With the force of a legal earthquake, the ruling has jolted the law enforcement community.

A top Justice Department official said that after the September 1994 decision, a few drug dealers have been released from prison, seized assets have been returned, and several hundred people--convicted of drug dealing, money laundering and other crimes--have asked judges to reverse their sentences or return their property.

Scores more have cited the ruling in asking courts to dismiss pending criminal charges against them. A few have been successful.

"For some, it's a get-out-of-jail-free card," said Stefan D. Cassella, deputy chief of the Justice Department's asset forfeiture section in Washington.

Cassella and other federal prosecutors say the court's decision has hobbled the government's war on drugs.

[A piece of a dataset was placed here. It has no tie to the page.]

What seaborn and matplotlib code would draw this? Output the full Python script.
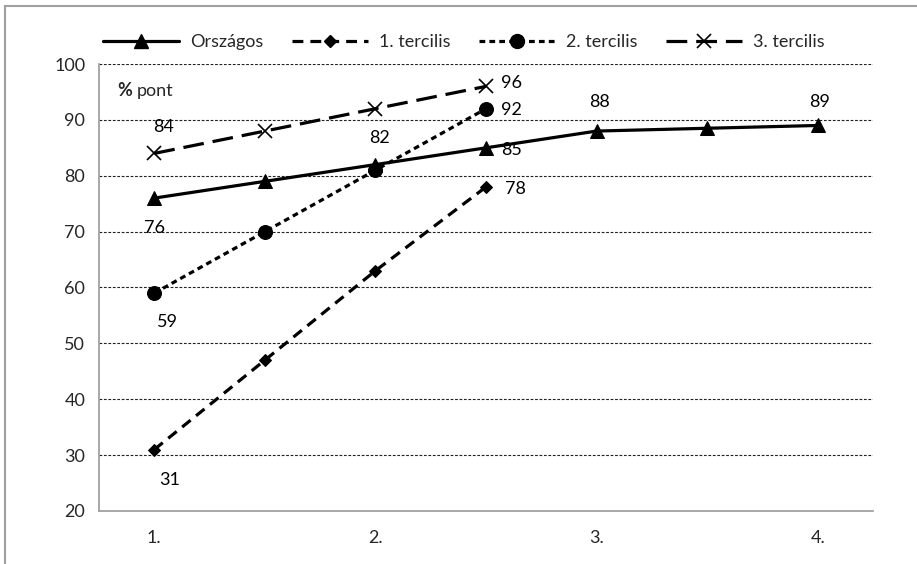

U. S. Atty. Nora M. Manella, the chief federal prosecutor for seven Southern California counties, said the ruling has altered the way that law enforcement agencies prosecute drug dealers.

In the Central District of California, which stretches from San Luis Obispo to Riverside, more than a hundred people have challenged either their convictions or indictments on double jeopardy grounds.

"If this decision stands, it will have an impact on many convictions that have already been secured, and on future criminal litigation nationwide," Manella said.

Miriam A. Krinsky, who heads the appellate section of the U.S. attorney's office in Los Angeles, has argued that the 9th Circuit decision--written by Judge Stephen Reinhardt--was wrong. He contends that confiscating a drug dealer's assets is not punishment, but akin to seizing a bank robber's loot: He or she never had a right to the stolen cash in the first place.

But a cadre of lawyers--and another federal appeals court-- has sided with the 9th Circuit's ruling, saying it merely reinforced the centuries-old American legal principle that the government cannot penalize someone twice for the same offense.

Richard J. Troberman, a Seattle lawyer who is co-chairman of the National Assn. of Criminal Defense Lawyer's forfeiture abuse task force, said federal prosecutors who criticize the appeals court's ruling are making "much ado over not so much. They are running around like Chicken Little, when very few [convicted] people" are going to be released from prison or have their property returned.

Troberman said a subsequent 9th Circuit ruling, also written by Reinhardt, declares that felons cannot claim to have been penalized twice if they never contested the seizure of their property in the first place. The second ruling effectively precludes about two-thirds of those whose property has been seized from succeeding in their appeals, Troberman said.

Two weeks ago, the U. S. Supreme Court waded into this double jeopardy debate, agreeing to review the 9th Circuit ruling and a similar decision by the 6th Circuit in Cincinnati. The Cincinnati court, which reversed the conviction of a Michigan marijuana grower, said the man already had been punished when the government seized his entire $13,250 net worth in a civil proceeding.

With the Supreme Court's decision several months away, top prosecutors nationwide say the unresolved issue has cast a cloud over civil forfeiture actions, which they see as one of the most potent weapons in the government's anti-drug strategy.

For centuries, the government has seized ill-gotten property, ranging from smuggled goods to pirate ships. But during the past decade, prosecutors have used a 1984 federal forfeiture law to step up such actions, raking in more than $4 billion worth of cars, cash, airplanes and other property in civil and criminal forfeitures.